Hoe oud zou ze geweest zijn? Tien jaar? Voor het slapen gaan bad ze met gevouwen handjes drie weesgegroetjes.
Nu is ze ongeveer vijftig. Bidden doet ze niet meer.
Ze is, nee, ze wás boos op God.
Haar lieve moeder was jong gestorven. Ze had haar enorm gemist.
God zou er een plan mee hebben gehad, werd haar verteld.
Ze kon er niet bij. Hoezo plan?
God, nee, met Hem wilde ze niets meer te maken hebben.
Ze nam afscheid zonder groetjes. Het ging prima zonder Hem.
Haar jeugd verliep goed. Wel miste ze iemand bij wie ze zich veilig voelde.
Die veiligheid vond ze in haar huidige man. Bij hem kon ze helemaal zichzelf zijn. Kort nadat ze elkaar leerden kennen, was ze bij hem ingetrokken.
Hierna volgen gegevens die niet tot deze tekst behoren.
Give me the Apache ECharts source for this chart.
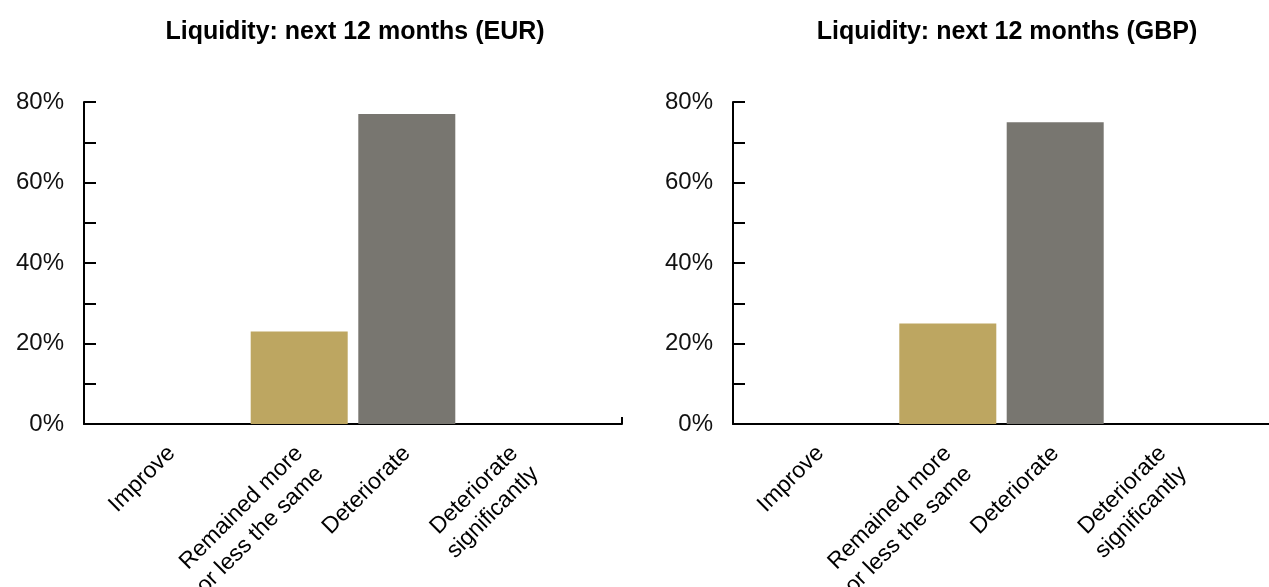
<!DOCTYPE html>
<html>
<head>
<meta charset="utf-8">
<script src="https://cdn.jsdelivr.net/npm/echarts@6/dist/echarts.min.js"></script>
<style>
  html, body { margin: 0; padding: 0; background: #fff; }
  #chart { width: 1269px; height: 587px; }
</style>
</head>
<body>
<div id="chart"></div>
<script>
const categories = ['Improve', 'Remained more\nor less the same', 'Deteriorate', 'Deteriorate\nsignificantly']
const titles = ['Liquidity: next 12 months (EUR)', 'Liquidity: next 12 months (GBP)']
const eurValues = [0, 23, 77, 0]
const gbpValues = [0, 25, 75, 0]
const barColors = ['#bda661', '#bda661', '#787670', '#787670']

const chart = echarts.init(document.getElementById('chart'))

const fontFamily = '"Liberation Sans", Arial, Helvetica, sans-serif'

// first line of a wrapped label sits on the tick, like the original;
// "Improve" sits a bit left of its slot in the original
const catLabel = (v) => {
  const name = categories[v]
  if (!name) return ''
  if (v === 0) return '{shift|' + name + '}\n'
  return name.indexOf('\n') >= 0 ? '\n' + name : name
}

const makeXAxis = (gridIndex) => ({
  type: 'value',
  gridIndex,
  min: -1,
  max: 4,
  interval: 1,
  splitLine: { show: false },
  axisLine: {
    onZero: false,
    lineStyle: { color: '#000', width: 2 },
    // small upward stub at the right end of the axis
    symbol: ['none', 'path://M0,0 L7,0 L7,2 L0,2 Z M14,1'],
    symbolSize: [14, 2]
  },
  axisTick: { show: false },
  axisLabel: {
    rotate: 45,
    margin: 26,
    color: '#000',
    fontSize: 23,
    fontFamily,
    lineHeight: 29,
    showMinLabel: false,
    showMaxLabel: false,
    formatter: catLabel,
    rich: {
      shift: { fontSize: 23, fontFamily, color: '#000', padding: [0, 14, 0, 0] }
    }
  }
})

const makeYAxis = (gridIndex) => ({
  type: 'value',
  gridIndex,
  min: 0,
  max: 80,
  interval: 10,
  splitLine: { show: false },
  axisLine: { show: true, onZero: false, lineStyle: { color: '#000', width: 2 } },
  axisTick: { show: true, inside: true, length: 12, lineStyle: { color: '#000', width: 2 } },
  axisLabel: {
    color: '#111',
    fontSize: 24,
    fontFamily,
    margin: 20,
    padding: [6, 0, 0, 0],
    formatter: (v) => (v % 20 === 0 ? v + '%' : '')
  }
})

const makeSeries = (idx, values) => ({
  type: 'bar',
  xAxisIndex: idx,
  yAxisIndex: idx,
  barWidth: 97,
  data: values.map((v, i) => ({
    value: [i, v],
    itemStyle: { color: barColors[i] }
  }))
})

const option = {
  animation: false,
  title: [
    {
      text: titles[0],
      left: 350,
      top: 15,
      textAlign: 'center',
      textStyle: { fontFamily, fontSize: 25, fontWeight: 'bold', color: '#000' }
    },
    {
      text: titles[1],
      left: 1002,
      top: 15,
      textAlign: 'center',
      textStyle: { fontFamily, fontSize: 25, fontWeight: 'bold', color: '#000' }
    }
  ],
  grid: [
    { left: 84, width: 538, top: 102, height: 322, outerBoundsMode: 'none' },
    { left: 733, width: 537, top: 102, height: 322, outerBoundsMode: 'none' }
  ],
  xAxis: [makeXAxis(0), makeXAxis(1)],
  yAxis: [makeYAxis(0), makeYAxis(1)],
  series: [makeSeries(0, eurValues), makeSeries(1, gbpValues)]
}

chart.setOption(option)
</script>
</body>
</html>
Dat was toen niet gebruikelijk. En mensen van de kerk hadden er hun mening over. Maar de kerk moest zich er maar niet mee bemoeien. Laat die maar eens naar zichzelf kijken. Moet je zien wat een beerput er dan open komt.
De kerk zou haar de les gaan lezen? Nou, mooi niet. Uit haar ogen spat vuur. Verdriet en gemis, hoewel onder controle, komen zo maar weer naar boven.
En ik? Ik zit tegenover haar. Een gereformeerde jongen.
Opgegroeid bij de vragen en antwoorden van de catechismus.
Rijkdom en armoede, regen en droogte, alles uit Zijn Vaderhand.
Het schuurt. Er schiet me iets te binnen. Ooit eens gelezen.
Sluit even je ogen dan zie je het gebeuren.
Vier jaar is ze. Dapper loopt ze met haar kleine emmertje naar de zee. Struikelt en valt. Dan schept ze haar emmertje vol met water en loopt trots naar haar vader die aan het strand zit.
“Ik heb de zee gevangen pappa,” roept ze trots. En pappa lacht.
Wij mensen, met nog geen emmertje verstand, menen de Grootheid van de Eeuwige in ons emmertje te kunnen vangen en opsluiten.
“Zal ik haar dit vertellen?” vraag ik me af.